### Given entries:
** START **

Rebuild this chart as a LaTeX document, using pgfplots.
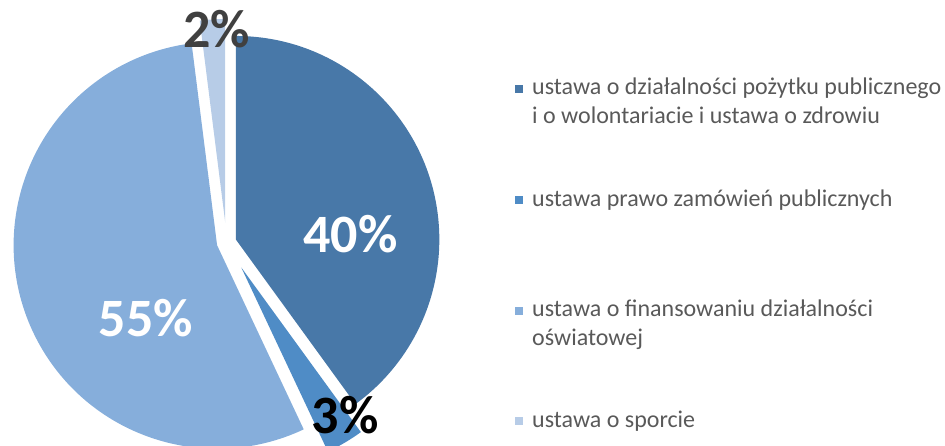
\documentclass[border=0pt]{standalone}
\usepackage{pgfplots}
\pgfplotsset{compat=1.18}
\usepackage{fontspec}
\setmainfont{Carlito}

\definecolor{s1}{HTML}{4878A8}
\definecolor{s2}{HTML}{4F8CC6}
\definecolor{s3}{HTML}{86AEDB}
\definecolor{s4}{HTML}{B7CCE7}
\definecolor{legtxt}{HTML}{595959}
\definecolor{lab2}{HTML}{404040}

% shares in percent, clockwise from 12 o'clock
\def\pA{40}\def\pB{3}\def\pC{55}\def\pD{2}
\pgfmathsetmacro\aA{90}
\pgfmathsetmacro\aB{\aA-3.6*\pA}
\pgfmathsetmacro\aC{\aB-3.6*\pB}
\pgfmathsetmacro\aD{\aC-3.6*\pC}
\pgfmathsetmacro\aE{\aD-3.6*\pD}

% colour, start angle, end angle, explode distance
\newcommand{\slice}[4]{%
  \fill[#1] (axis cs:{226.5+#4*cos((#2+#3)/2)},{203.5+#4*sin((#2+#3)/2)})
    -- ++(#2:203.5pt) arc[start angle=#2, end angle=#3, radius=203.5pt] -- cycle;
}
\newcommand{\legkey}[2]{% colour, y of key centre (px from top)
  \fill[#1] (axis cs:515,{446-#2-4}) rectangle (axis cs:523,{446-#2+4});
}

\begin{document}
\begin{tikzpicture}
\begin{axis}[
  hide axis, scale only axis,
  width=945pt, height=446pt,
  xmin=0, xmax=945, ymin=0, ymax=446,
  clip mode=individual,
]
\addplot[draw=none] coordinates {(0,0) (945,446)};
\begin{scope}
\clip (axis cs:0,0) rectangle (axis cs:945,446);
\slice{s1}{\aA}{\aB}{9.8}
\slice{s2}{\aB}{\aC}{29}
\slice{s3}{\aC}{\aD}{9.8}
\slice{s4}{\aD}{\aE}{20}
\end{scope}

\begin{scope}[every node/.style={anchor=base, inner sep=0pt,
    font=\fontsize{54}{54}\selectfont\bfseries}]
  \node[text=white] at (axis cs:350.5,{446-253}) {40\%};
  \node[text=white] at (axis cs:146,{446-337}) {55\%};
  \node[text=lab2] at (axis cs:216.5,{446-48}) {2\%};
  \node[text=black] at (axis cs:345,{446-434}) {3\%};
\end{scope}

\legkey{s1}{89}
\legkey{s2}{200}
\legkey{s3}{311.5}
\legkey{s4}{421.5}
\begin{scope}[every node/.style={anchor=base west, inner sep=0pt,
    text=legtxt, font=\fontsize{24}{28}\selectfont}]
  \node at (axis cs:532,{446-95}) {ustawa o działalności pożytku publicznego};
  \node at (axis cs:532,{446-123.3}) {i o wolontariacie i ustawa o zdrowiu};
  \node at (axis cs:532,{446-206.7}) {ustawa prawo zamówień publicznych};
  \node at (axis cs:532,{446-317}) {ustawa o finansowaniu działalności};
  \node at (axis cs:532,{446-346}) {oświatowej};
  \node at (axis cs:532,{446-428}) {ustawa o sporcie};
\end{scope}

\coordinate (ll) at (axis cs:0,0);
\coordinate (ur) at (axis cs:945,446);
\end{axis}
\pgfresetboundingbox
\path[use as bounding box] (ll) rectangle (ur);
\end{tikzpicture}
\end{document}
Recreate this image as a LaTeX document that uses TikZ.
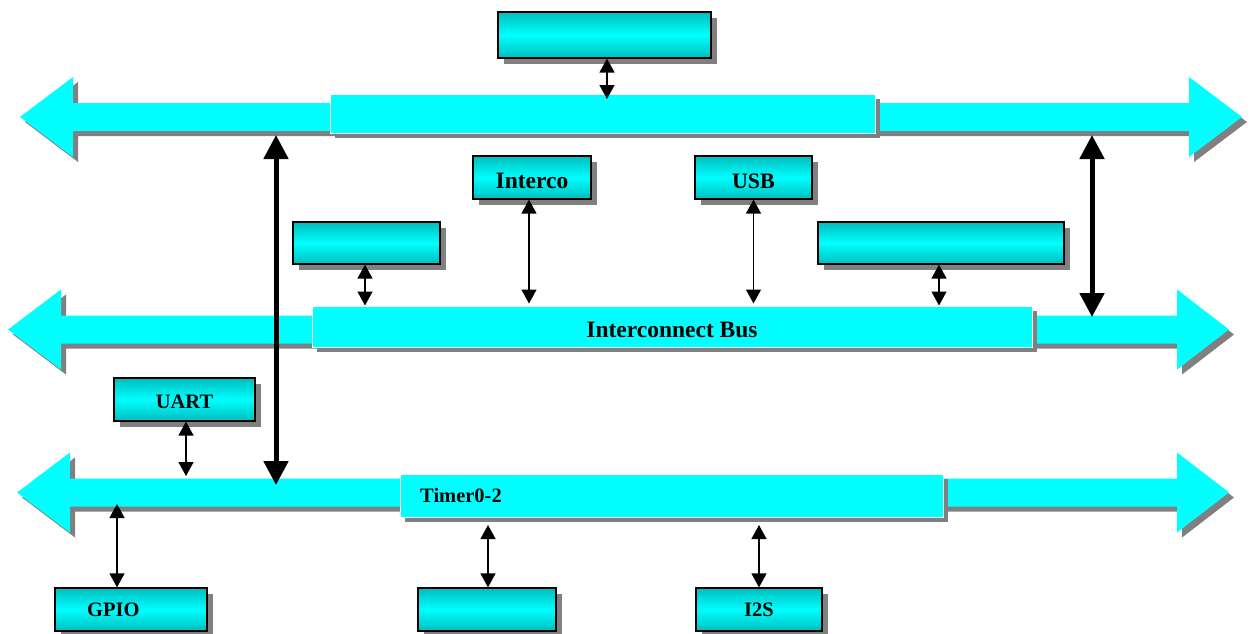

** END **

### Prompt:
Repeat the data above exactly, but not the pictures.

### Answer for the task:
Rebuild this chart as a LaTeX document, using pgfplots.
\documentclass[border=0pt]{standalone}
\usepackage{pgfplots}
\pgfplotsset{compat=1.18}
\usepackage{fontspec}
\setmainfont{Carlito}

\definecolor{s1}{HTML}{4878A8}
\definecolor{s2}{HTML}{4F8CC6}
\definecolor{s3}{HTML}{86AEDB}
\definecolor{s4}{HTML}{B7CCE7}
\definecolor{legtxt}{HTML}{595959}
\definecolor{lab2}{HTML}{404040}

% shares in percent, clockwise from 12 o'clock
\def\pA{40}\def\pB{3}\def\pC{55}\def\pD{2}
\pgfmathsetmacro\aA{90}
\pgfmathsetmacro\aB{\aA-3.6*\pA}
\pgfmathsetmacro\aC{\aB-3.6*\pB}
\pgfmathsetmacro\aD{\aC-3.6*\pC}
\pgfmathsetmacro\aE{\aD-3.6*\pD}

% colour, start angle, end angle, explode distance
\newcommand{\slice}[4]{%
  \fill[#1] (axis cs:{226.5+#4*cos((#2+#3)/2)},{203.5+#4*sin((#2+#3)/2)})
    -- ++(#2:203.5pt) arc[start angle=#2, end angle=#3, radius=203.5pt] -- cycle;
}
\newcommand{\legkey}[2]{% colour, y of key centre (px from top)
  \fill[#1] (axis cs:515,{446-#2-4}) rectangle (axis cs:523,{446-#2+4});
}

\begin{document}
\begin{tikzpicture}
\begin{axis}[
  hide axis, scale only axis,
  width=945pt, height=446pt,
  xmin=0, xmax=945, ymin=0, ymax=446,
  clip mode=individual,
]
\addplot[draw=none] coordinates {(0,0) (945,446)};
\begin{scope}
\clip (axis cs:0,0) rectangle (axis cs:945,446);
\slice{s1}{\aA}{\aB}{9.8}
\slice{s2}{\aB}{\aC}{29}
\slice{s3}{\aC}{\aD}{9.8}
\slice{s4}{\aD}{\aE}{20}
\end{scope}

\begin{scope}[every node/.style={anchor=base, inner sep=0pt,
    font=\fontsize{54}{54}\selectfont\bfseries}]
  \node[text=white] at (axis cs:350.5,{446-253}) {40\%};
  \node[text=white] at (axis cs:146,{446-337}) {55\%};
  \node[text=lab2] at (axis cs:216.5,{446-48}) {2\%};
  \node[text=black] at (axis cs:345,{446-434}) {3\%};
\end{scope}

\legkey{s1}{89}
\legkey{s2}{200}
\legkey{s3}{311.5}
\legkey{s4}{421.5}
\begin{scope}[every node/.style={anchor=base west, inner sep=0pt,
    text=legtxt, font=\fontsize{24}{28}\selectfont}]
  \node at (axis cs:532,{446-95}) {ustawa o działalności pożytku publicznego};
  \node at (axis cs:532,{446-123.3}) {i o wolontariacie i ustawa o zdrowiu};
  \node at (axis cs:532,{446-206.7}) {ustawa prawo zamówień publicznych};
  \node at (axis cs:532,{446-317}) {ustawa o finansowaniu działalności};
  \node at (axis cs:532,{446-346}) {oświatowej};
  \node at (axis cs:532,{446-428}) {ustawa o sporcie};
\end{scope}

\coordinate (ll) at (axis cs:0,0);
\coordinate (ur) at (axis cs:945,446);
\end{axis}
\pgfresetboundingbox
\path[use as bounding box] (ll) rectangle (ur);
\end{tikzpicture}
\end{document}
Recreate this image as a LaTeX document that uses TikZ.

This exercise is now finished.